In Creole, she speaks of her childhood in great detail. She has memories of playing in the plantain fields and going washing in the river with the other girls. The boys and men would go fishing far out in the ocean.
She was born on the little Provence Bord de Mar area near where she was raised in the Northern part of Haiti. She spoke of waking up with the sound of the rooster’s crow and smells of burning charcoal. She laughs to herself as she tells us how beautiful she was then. “I say, “Tante, Ou toujour belle”, “Auntie you’re still beautiful”, a comment that received no reply. She snaps back into the present time and mentions the names of her now departed sisters, their fights and wasted years of not speaking to one another over things that seem so trivial today. She talks about what she wishes she could instill into the young Haitian woman of today. “Sometimes the pain I feel in my heart covers the pain of these old bones”, she says, as she repositions the slipping silk scarf around her head; “Just thinking of all the time that has past and all that could have been different.”
When asked to elaborate, she shakes her head and touches the plastic crucifix she wears over her housedress, just above the small moneybag pinned close to her breast for safekeeping. “You kids just don’t believe how fast it all goes by; you do everything so quickly and waste time on senseless nonsense.” She continues, “Like who’s dating who, and who has more money or material things. You judge and call on negativity by laughing at others’ pain. Every day that I wake up is a gift; the funny thing is that, this is one thing that has never changed”.
Hearing these words from a woman of her age has more significance. Although she was speaking globally, I could not help but do some self-reflecting. For a moment, I feel as if I have been side tracked, while the purpose of this interview was to show the resilience of the Haitian Woman and its correlation to the Country of Haiti and its roots. I giggle and say to her how I could be there all night listening to her stories and words of wisdom, but I need to stay on track with my story.

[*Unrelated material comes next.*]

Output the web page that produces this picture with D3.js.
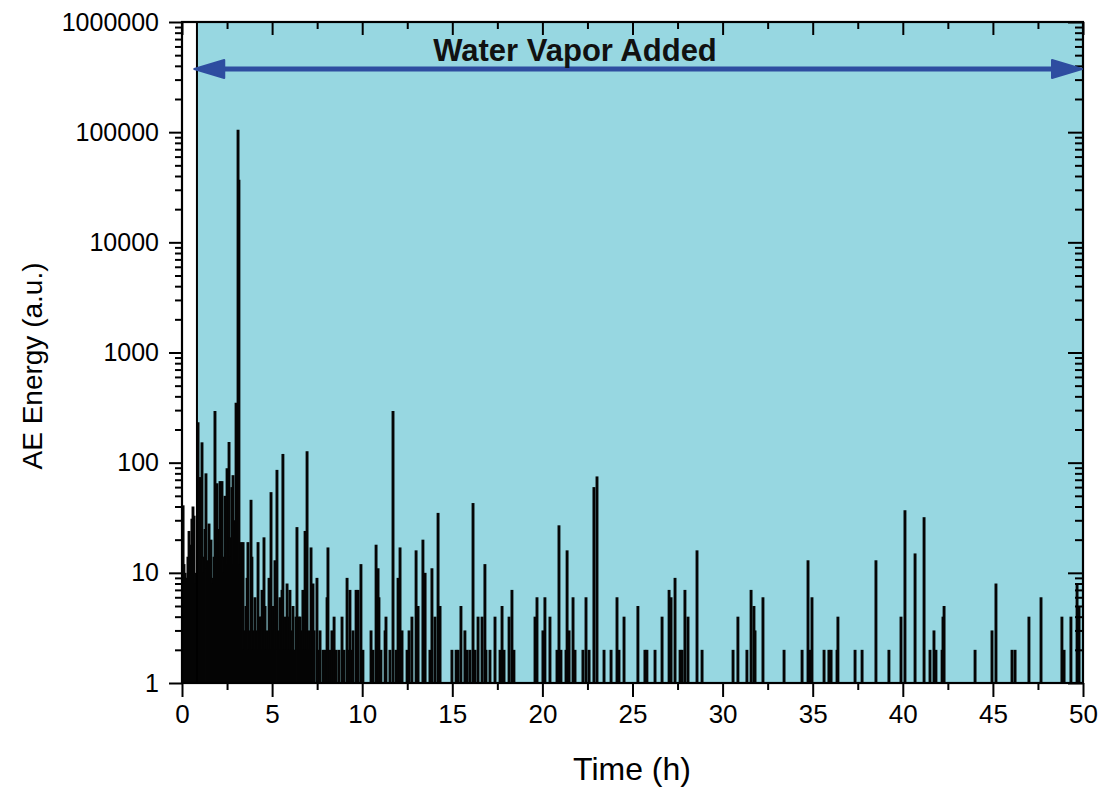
<!DOCTYPE html>
<html>
<head>
<meta charset="utf-8">
<script src="https://cdn.jsdelivr.net/npm/d3@7"></script>
<style>
  html, body { margin: 0; padding: 0; background: #ffffff; }
  svg { display: block; font-family: Arial, "Liberation Sans", sans-serif; }
</style>
</head>
<body>
<svg id="chart" width="1099" height="787"></svg>
<script>
// ---- data ----
const times = [
  0.02,0.06,0.11,0.17,0.22,0.28,0.33,0.39,0.44,0.50,0.55,0.61,0.67,0.72,0.78,
  0.89,0.94,1.00,1.05,1.11,1.16,1.22,1.28,1.33,1.39,1.44,1.50,1.55,1.61,1.67,1.72,1.78,1.83,1.89,1.94,
  2.00,2.05,2.11,2.16,2.22,2.28,2.33,2.39,2.45,2.50,2.55,2.61,2.66,2.72,2.77,2.83,2.89,2.94,
  3.00,3.06,3.11,3.16,3.22,3.27,3.33,3.39,3.44,3.50,3.55,3.61,3.66,3.72,3.77,3.83,3.88,3.94,
  4.00,4.05,4.11,4.16,4.22,4.27,4.33,4.38,4.44,4.50,4.55,4.61,4.66,4.72,4.77,4.83,4.89,4.94,
  5.00,5.05,5.10,5.16,5.22,5.27,5.33,5.38,5.44,5.49,5.55,5.60,5.66,5.72,5.77,5.83,5.88,5.94,5.99,
  6.05,6.10,6.16,6.22,6.27,6.33,6.38,6.44,6.49,6.55,6.60,6.66,6.71,6.77,6.83,6.88,6.94,
  7.00,7.05,7.10,7.16,7.22,7.27,7.33,7.49,7.55,7.66,7.83,7.94,
  8.05,8.10,8.21,8.32,8.44,8.55,8.71,8.88,8.99,
  9.16,9.21,9.32,9.38,9.49,9.66,9.77,9.93,
  10.04,10.49,10.60,10.77,10.88,10.93,
  11.04,11.27,11.32,11.54,11.71,11.88,11.99,
  12.10,12.21,12.49,12.60,12.76,12.99,
  13.10,13.37,13.49,13.76,13.87,
  14.04,14.21,14.32,14.98,
  15.21,15.32,15.48,15.70,15.82,15.98,
  16.15,16.26,16.43,16.65,16.81,16.87,
  17.09,17.37,17.65,17.76,17.87,
  18.15,18.31,18.42,
  19.59,19.70,20.03,20.14,20.42,20.81,20.92,
  21.03,21.31,21.37,21.48,21.70,21.81,
  22.25,22.42,22.59,22.86,23.03,23.42,23.81,
  24.14,24.25,24.53,25.30,25.69,25.80,
  26.25,26.64,27.03,27.14,27.36,27.64,27.75,27.91,
  28.08,28.58,28.86,30.58,30.85,
  31.35,31.58,31.74,31.80,32.24,33.41,
  34.41,34.74,34.85,34.96,35.63,35.90,
  36.02,36.35,36.40,37.35,37.74,38.51,39.23,39.90,
  40.12,40.68,41.18,41.51,41.73,41.84,
  42.18,42.23,42.29,44.01,44.95,
  45.17,46.06,46.23,47.00,47.67,48.83,48.95,49.33,49.67,49.78
];
const energies = [
  11,41,12,10,9,9,14,24,12,18,31,40,33,10,8,
  233,12,74,10,153,14,10,25,80,11,13,28,14,20,9,8,14,295,12,65,
  25,19,68,14,68,14,10,50,15,89,12,154,21,14,60,77,12,30,
  350,70,105000,37000,12,19,10,19,2,3,5,9,19,2,3,46,14,2,
  3,6,2,3,19,2,4,4,7,2,21,5,2,3,2,9,2,54,
  2,5,3,13,2,86,2,3,6,2,7,120,2,4,2,8,4,2,7,
  2,3,5,2,2,4,26,2,4,4,2,3,7,2,24,2,127,
  2,3,2,17,2,8,3,9,2,3,2,2,
  6,17,2,3,4,2,2,4,2,
  9,2,7,2,3,7,7,12,
  2,3,2,18,11,6,
  2,3,4,2,295,2,9,
  17,3,2,3,4,16,
  5,20,10,2,11,
  4,35,5,2,
  2,2,5,3,2,2,
  43,2,4,4,12,2,
  2,4,2,5,2,
  4,7,2,
  4,6,3,6,4,2,27,
  2,2,16,3,6,2,
  2,6,2,60,75,2,2,
  6,2,4,5,2,2,
  2,4,7,6,9,2,2,7,
  4,16,2,2,4,
  2,7,5,3,6,2,
  2,13,2,6,2,2,
  2,2,4,2,2,13,2,4,
  37,15,32,2,3,2,
  2,4,5,2,3,
  8,2,2,4,6,4,2,4,8,5
];
const yTickValues = [1, 10, 100, 1000, 10000, 100000, 1000000];
const xTickValues = [0, 5, 10, 15, 20, 25, 30, 35, 40, 45, 50];
const waterStart = 0.83;
const annotation = "Water Vapor Added";
const xTitle = "Time (h)";
const yTitle = "AE Energy (a.u.)";

// ---- layout ----
const L = 182, R = 1083, T = 22, B = 683;
const svg = d3.select("#chart");
const x = d3.scaleLinear().domain([0, 50]).range([L, R]);
const y = d3.scaleLog().domain([1, 1e6]).range([B, T]);

// background
svg.append("rect").attr("x", x(waterStart)).attr("y", T)
  .attr("width", R - x(waterStart)).attr("height", B - T).attr("fill", "#97d7e1");

// clip
svg.append("clipPath").attr("id", "clip").append("rect")
  .attr("x", L).attr("y", T).attr("width", R - L).attr("height", B - T);

// bars
svg.append("g").attr("clip-path", "url(#clip)")
  .selectAll("line").data(times.map((t, i) => [t, energies[i]])).join("line")
  .attr("x1", d => x(d[0])).attr("x2", d => x(d[0]))
  .attr("y1", y(1)).attr("y2", d => y(d[1]))
  .attr("stroke", "#050505").attr("stroke-width", 2.9);

// water vapor start line
svg.append("line").attr("x1", x(waterStart)).attr("x2", x(waterStart))
  .attr("y1", T).attr("y2", B).attr("stroke", "#000").attr("stroke-width", 2);

// minor tick values
const yMinor = [];
for (let d = 1; d < 1e6; d *= 10) for (let k = 2; k <= 9; k++) yMinor.push(d * k);
const xMinor = [];
for (let v = 2.5; v < 50; v += 5) xMinor.push(v);

function styleAxis(g) {
  g.select(".domain").remove();
  g.selectAll("line").attr("stroke", "#000").attr("stroke-width", 2);
}

// left axis
svg.append("g").attr("transform", `translate(${L},0)`)
  .call(d3.axisLeft(y).tickValues(yMinor).tickSize(7).tickFormat(""))
  .call(styleAxis);
svg.append("g").attr("transform", `translate(${L},0)`)
  .call(d3.axisLeft(y).tickValues(yTickValues).tickSize(13).tickPadding(10).tickFormat(d3.format("d")))
  .call(styleAxis)
  .call(g => g.selectAll("text").attr("font-size", 25).attr("fill", "#000")
    .attr("font-family", "Arial, 'Liberation Sans', sans-serif"));
// right axis (inward)
svg.append("g").attr("class", "rightaxis").attr("transform", `translate(${R},0)`)
  .call(d3.axisRight(y).tickValues(yMinor).tickSize(-8).tickFormat(""))
  .call(styleAxis);
svg.append("g").attr("class", "rightaxis").attr("transform", `translate(${R},0)`)
  .call(d3.axisRight(y).tickValues(yTickValues).tickSize(-15).tickFormat(""))
  .call(styleAxis);

// bottom axis
svg.append("g").attr("transform", `translate(0,${B})`)
  .call(d3.axisBottom(x).tickValues(xMinor).tickSize(7).tickFormat(""))
  .call(styleAxis);
svg.append("g").attr("transform", `translate(0,${B})`)
  .call(d3.axisBottom(x).tickValues(xTickValues).tickSize(14).tickPadding(8).tickFormat(d3.format("d")))
  .call(styleAxis)
  .call(g => g.selectAll("text").attr("font-size", 26).attr("fill", "#000")
    .attr("font-family", "Arial, 'Liberation Sans', sans-serif"));
// top axis (inward)
svg.append("g").attr("transform", `translate(0,${T})`)
  .call(d3.axisBottom(x).tickValues(xMinor).tickSize(7).tickFormat(""))
  .call(styleAxis);
svg.append("g").attr("transform", `translate(0,${T})`)
  .call(d3.axisBottom(x).tickValues(xTickValues).tickSize(13).tickFormat(""))
  .call(styleAxis);

// frame
svg.append("rect").attr("x", L).attr("y", T).attr("width", R - L).attr("height", B - T)
  .attr("fill", "none").attr("stroke", "#000").attr("stroke-width", 2.2);

// arrow
const ay = 69, ax1 = x(0.68), ax2 = R - 1;
const arrowColor = "#2e4da0";
svg.append("line").attr("x1", ax1 + 20).attr("x2", ax2 - 20).attr("y1", ay).attr("y2", ay)
  .attr("stroke", arrowColor).attr("stroke-width", 5);
svg.append("path")
  .attr("d", `M${ax1},${ay} L${ax1 + 30},${ay - 9} L${ax1 + 30},${ay + 9} Z`)
  .attr("fill", arrowColor).attr("stroke", arrowColor).attr("stroke-width", 2).attr("stroke-linejoin", "round");
svg.append("path")
  .attr("d", `M${ax2},${ay} L${ax2 - 30},${ay - 9} L${ax2 - 30},${ay + 9} Z`)
  .attr("fill", arrowColor).attr("stroke", arrowColor).attr("stroke-width", 2).attr("stroke-linejoin", "round");

svg.append("text").attr("x", 575).attr("y", 61).attr("text-anchor", "middle")
  .attr("font-size", 31).attr("font-weight", "bold").attr("fill", "#111").text(annotation);

// axis titles
svg.append("text").attr("x", 632).attr("y", 780).attr("text-anchor", "middle")
  .attr("font-size", 32).attr("fill", "#000").text(xTitle);
svg.append("text").attr("transform", "translate(42,366) rotate(-90)").attr("text-anchor", "middle")
  .attr("font-size", 28).attr("fill", "#000").text(yTitle);
</script>
</body>
</html>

She shakes her head again and says we have been on the subject from the very beginning. “You see, if you are blessed to live all the years I have lived, you will see that these scars of battle, age and fatigue, what we call life, are only time going by. No matter our appearance in the present, we can always do better through the gift of the passing of wisdom to our young”. Haiti much like this 106-year-old woman, is aged, fragile, and just a shell of what she used to be, but she is still here. I repeat she is still here and filled with everlasting wisdom to share. Pi to li led li la.